__Request__: Would you copy only the lines below, from the one containing "Rebuild this chart" through the very last one, leaving the pictures out?

__Recorded data__:

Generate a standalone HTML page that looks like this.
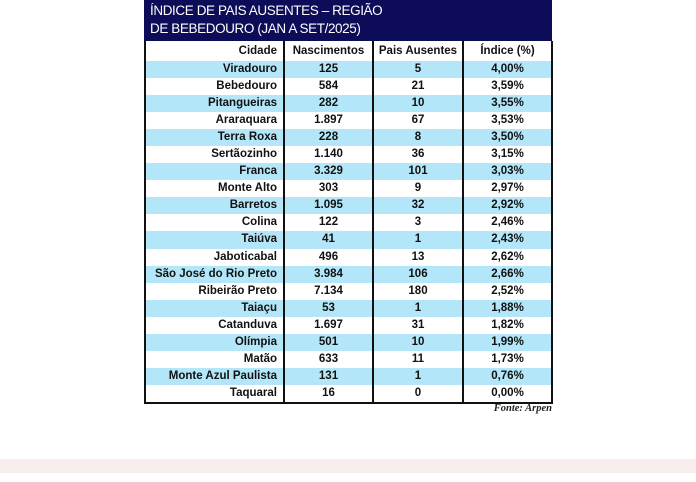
<!DOCTYPE html><html><head><style>
body{margin:0;width:696px;height:482px;background:#fff;position:relative;overflow:hidden;font-family:"Liberation Sans",Arial,sans-serif;}
#hd{position:absolute;left:144px;top:0;width:408px;height:41px;background:#0c0c58;color:#fff;font-size:13.5px;line-height:18px;padding:2px 0 0 6px;box-sizing:border-box;letter-spacing:-0.4px}
table{position:absolute;left:144px;top:41px;width:407px;border-collapse:collapse;table-layout:fixed;font-size:11.5px;font-weight:bold;color:#111;border:2px solid #111;border-top:none}
td{height:17.05px;padding:0;line-height:15px;border-left:2px solid #111;text-align:center}
td:first-child{text-align:right;padding-right:6px;border-left:none}
tr:nth-child(even){background:#b3e6f8}
tr:first-child td{height:20px}
#f{position:absolute;right:144px;top:403px;font:italic bold 10.5px "Liberation Serif",serif;color:#222}
#p{position:absolute;left:0;top:459px;width:696px;height:14px;background:#f8eded}
</style></head><body>
<div id="hd">ÍNDICE DE PAIS AUSENTES – REGIÃO<br>DE BEBEDOURO (JAN A SET/2025)</div>
<table>
<colgroup><col style="width:139px"><col style="width:89px"><col style="width:90px"><col style="width:89px"></colgroup>
<tr><td>Cidade</td><td>Nascimentos</td><td>Pais Ausentes</td><td>Índice (%)</td></tr>
<tr><td>Viradouro</td><td>125</td><td>5</td><td>4,00%</td></tr>
<tr><td>Bebedouro</td><td>584</td><td>21</td><td>3,59%</td></tr>
<tr><td>Pitangueiras</td><td>282</td><td>10</td><td>3,55%</td></tr>
<tr><td>Araraquara</td><td>1.897</td><td>67</td><td>3,53%</td></tr>
<tr><td>Terra Roxa</td><td>228</td><td>8</td><td>3,50%</td></tr>
<tr><td>Sertãozinho</td><td>1.140</td><td>36</td><td>3,15%</td></tr>
<tr><td>Franca</td><td>3.329</td><td>101</td><td>3,03%</td></tr>
<tr><td>Monte Alto</td><td>303</td><td>9</td><td>2,97%</td></tr>
<tr><td>Barretos</td><td>1.095</td><td>32</td><td>2,92%</td></tr>
<tr><td>Colina</td><td>122</td><td>3</td><td>2,46%</td></tr>
<tr><td>Taiúva</td><td>41</td><td>1</td><td>2,43%</td></tr>
<tr><td>Jaboticabal</td><td>496</td><td>13</td><td>2,62%</td></tr>
<tr><td>São José do Rio Preto</td><td>3.984</td><td>106</td><td>2,66%</td></tr>
<tr><td>Ribeirão Preto</td><td>7.134</td><td>180</td><td>2,52%</td></tr>
<tr><td>Taiaçu</td><td>53</td><td>1</td><td>1,88%</td></tr>
<tr><td>Catanduva</td><td>1.697</td><td>31</td><td>1,82%</td></tr>
<tr><td>Olímpia</td><td>501</td><td>10</td><td>1,99%</td></tr>
<tr><td>Matão</td><td>633</td><td>11</td><td>1,73%</td></tr>
<tr><td>Monte Azul Paulista</td><td>131</td><td>1</td><td>0,76%</td></tr>
<tr><td>Taquaral</td><td>16</td><td>0</td><td>0,00%</td></tr>
</table>
<div id="f">Fonte: Arpen</div>
<div id="p"></div>
</body></html>
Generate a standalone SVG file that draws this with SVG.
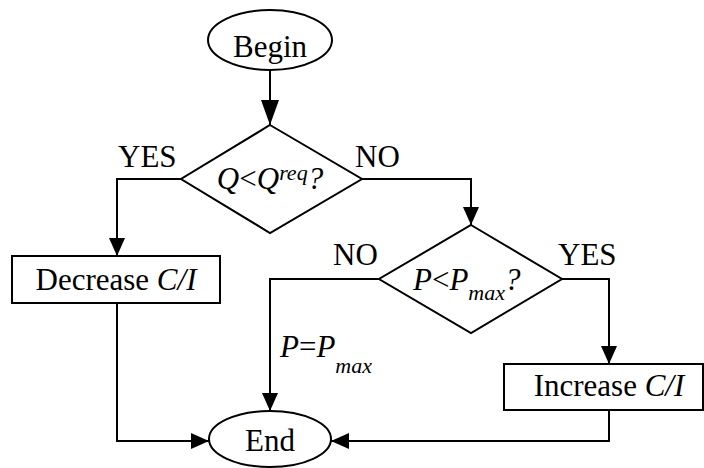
<svg xmlns="http://www.w3.org/2000/svg" width="704" height="468" viewBox="0 0 704 468">
<style>
.s{fill:#fff;stroke:#000;stroke-width:2}
.c{fill:none;stroke:#000;stroke-width:2}
.t{font-family:"Liberation Serif","Times New Roman",serif;font-size:31px;fill:#000}
.i{font-style:italic}
</style>
<defs>
<marker id="a" markerUnits="userSpaceOnUse" markerWidth="18" markerHeight="16" viewBox="0 0 18 16" refX="18" refY="8" orient="auto"><path d="M0,0L18,8L0,16Z" fill="#000"/></marker>
<marker id="b" markerUnits="userSpaceOnUse" markerWidth="25" markerHeight="18" viewBox="0 0 25 18" refX="25" refY="9" orient="auto"><path d="M0,0L25,9L0,18Z" fill="#000"/></marker>
</defs>
<g id="connectors">
<path class="c" d="M270,70V125" marker-end="url(#b)"/>
<path class="c" d="M181,179H117V256" marker-end="url(#a)"/>
<path class="c" d="M362,179H471V225" marker-end="url(#a)"/>
<path class="c" d="M379,279H270V411" marker-end="url(#a)"/>
<path class="c" d="M562,279H609V364" marker-end="url(#a)"/>
<path class="c" d="M117,303V441H209" marker-end="url(#a)"/>
<path class="c" d="M609,410V441H331" marker-end="url(#a)"/>
</g>
<g id="begin"><ellipse class="s" cx="270" cy="40" rx="62" ry="30"/><text class="t" x="270" y="57" text-anchor="middle">Begin</text></g>
<g id="d1"><path class="s" d="M270,125L362,179L270,233L181,179Z"/><text class="t" x="270" y="189" text-anchor="middle"><tspan class="i">Q</tspan>&lt;<tspan class="i">Q</tspan><tspan class="i" font-size="22" dy="-9">req</tspan><tspan class="i" dy="9">?</tspan></text></g>
<g id="dec"><rect class="s" x="12" y="256" width="208" height="47"/><text class="t" x="116" y="290" text-anchor="middle">Decrease <tspan class="i">C/I</tspan></text></g>
<g id="d2"><path class="s" d="M471,225L562,279L471,333L379,279Z"/><text class="t" x="413" y="290"><tspan class="i">P</tspan>&lt;<tspan class="i">P</tspan><tspan class="i" font-size="22" dy="10">max</tspan><tspan class="i" dy="-10">?</tspan></text></g>
<g id="inc"><rect class="s" x="504" y="364" width="199" height="46"/><text class="t" x="609" y="396" text-anchor="middle">Increase <tspan class="i">C/I</tspan></text></g>
<g id="end"><ellipse class="s" cx="270" cy="439" rx="61" ry="28"/><text class="t" x="270" y="451" text-anchor="middle">End</text></g>
<g id="labels">
<text class="t" x="118" y="167">YES</text>
<text class="t" x="355" y="167">NO</text>
<text class="t" x="333" y="265">NO</text>
<text class="t" x="558" y="265">YES</text>
<text class="t" x="280" y="357"><tspan class="i">P</tspan>=<tspan class="i">P</tspan><tspan class="i" font-size="22" dy="16">max</tspan></text>
</g>
</svg>
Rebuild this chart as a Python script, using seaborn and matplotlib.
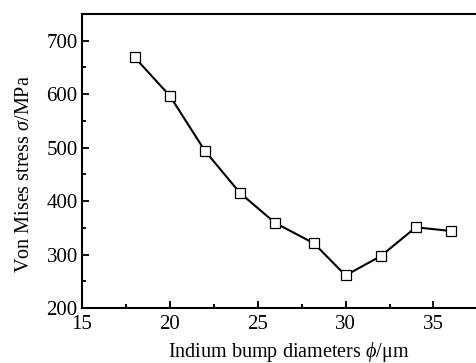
import matplotlib
matplotlib.use("Agg")
import matplotlib.pyplot as plt
import seaborn as sns
import pandas as pd
from matplotlib.ticker import MultipleLocator

diameters = [18, 20, 22, 24, 26, 28.2, 30, 32, 34, 36]
stress = [669, 597, 494, 415, 359, 321, 261, 297, 351, 344]

sns.set_theme(style="ticks")
plt.rcParams['font.family'] = ['Liberation Serif', 'DejaVu Serif']
plt.rcParams['mathtext.fontset'] = 'custom'
plt.rcParams['mathtext.rm'] = 'Liberation Serif'
plt.rcParams['mathtext.it'] = 'Liberation Serif:italic'

df = pd.DataFrame({"d": diameters, "s": stress})

fig = plt.figure(figsize=(4.76, 3.63), dpi=100)
ax = fig.add_axes([0.172, 0.1515, 0.831, 0.81])
sns.lineplot(data=df, x="d", y="s", ax=ax, color="black", linewidth=1.5,
             marker="s", markersize=7.5, markerfacecolor="white",
             markeredgecolor="black", markeredgewidth=0.9)

ax.set_xlim(15, 37.5)
ax.set_ylim(200, 750)
ax.set_xticks([15, 20, 25, 30, 35])
ax.set_yticks([200, 300, 400, 500, 600, 700])
ax.xaxis.set_minor_locator(MultipleLocator(2.5))
ax.yaxis.set_minor_locator(MultipleLocator(50))
ax.tick_params(which="both", direction="in", top=False, right=False,
               width=1.3, color="black", labelsize=15, labelcolor="black")
ax.tick_params(which="major", length=5)
ax.tick_params(axis="x", which="major", pad=5)
ax.tick_params(axis="y", which="major", pad=3)
ax.tick_params(which="minor", length=3)
for s in ax.spines.values():
    s.set_linewidth(1.5)
    s.set_color("black")
ax.set_xlabel(r"Indium bump diameters $\it{\phi}$/μm", fontsize=14.5, color="black", labelpad=4)
ax.set_ylabel(r"Von Mises stress $\it{\sigma}$/MPa", fontsize=14.5, color="black", labelpad=9)
ax.xaxis.label.set_x(0.522)
ax.yaxis.label.set_y(0.456)

fig.savefig("out.png", dpi=100)
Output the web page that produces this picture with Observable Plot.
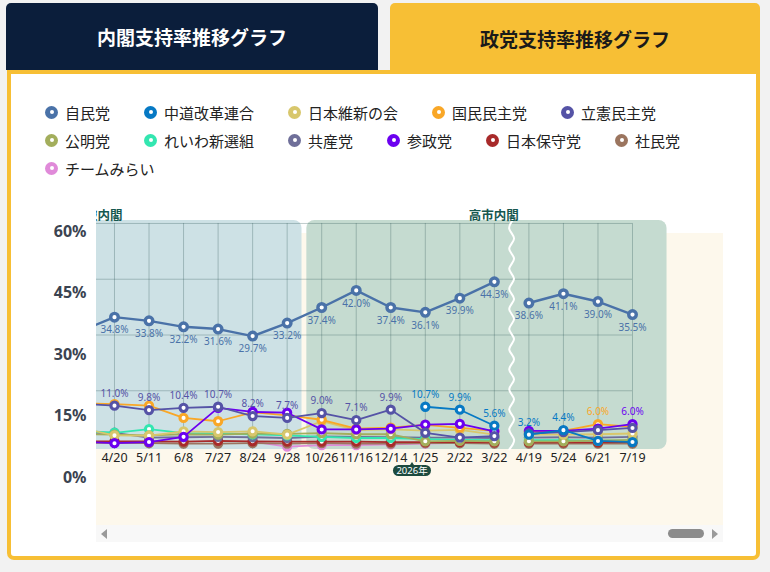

__Task answer__:
Rebuild this chart as a Python script, using seaborn and matplotlib.
import matplotlib
matplotlib.use("Agg")
import matplotlib.pyplot as plt
import seaborn as sns
import pandas as pd
from matplotlib.ticker import MultipleLocator

diameters = [18, 20, 22, 24, 26, 28.2, 30, 32, 34, 36]
stress = [669, 597, 494, 415, 359, 321, 261, 297, 351, 344]

sns.set_theme(style="ticks")
plt.rcParams['font.family'] = ['Liberation Serif', 'DejaVu Serif']
plt.rcParams['mathtext.fontset'] = 'custom'
plt.rcParams['mathtext.rm'] = 'Liberation Serif'
plt.rcParams['mathtext.it'] = 'Liberation Serif:italic'

df = pd.DataFrame({"d": diameters, "s": stress})

fig = plt.figure(figsize=(4.76, 3.63), dpi=100)
ax = fig.add_axes([0.172, 0.1515, 0.831, 0.81])
sns.lineplot(data=df, x="d", y="s", ax=ax, color="black", linewidth=1.5,
             marker="s", markersize=7.5, markerfacecolor="white",
             markeredgecolor="black", markeredgewidth=0.9)

ax.set_xlim(15, 37.5)
ax.set_ylim(200, 750)
ax.set_xticks([15, 20, 25, 30, 35])
ax.set_yticks([200, 300, 400, 500, 600, 700])
ax.xaxis.set_minor_locator(MultipleLocator(2.5))
ax.yaxis.set_minor_locator(MultipleLocator(50))
ax.tick_params(which="both", direction="in", top=False, right=False,
               width=1.3, color="black", labelsize=15, labelcolor="black")
ax.tick_params(which="major", length=5)
ax.tick_params(axis="x", which="major", pad=5)
ax.tick_params(axis="y", which="major", pad=3)
ax.tick_params(which="minor", length=3)
for s in ax.spines.values():
    s.set_linewidth(1.5)
    s.set_color("black")
ax.set_xlabel(r"Indium bump diameters $\it{\phi}$/μm", fontsize=14.5, color="black", labelpad=4)
ax.set_ylabel(r"Von Mises stress $\it{\sigma}$/MPa", fontsize=14.5, color="black", labelpad=9)
ax.xaxis.label.set_x(0.522)
ax.yaxis.label.set_y(0.456)

fig.savefig("out.png", dpi=100)
Output the web page that produces this picture with Observable Plot.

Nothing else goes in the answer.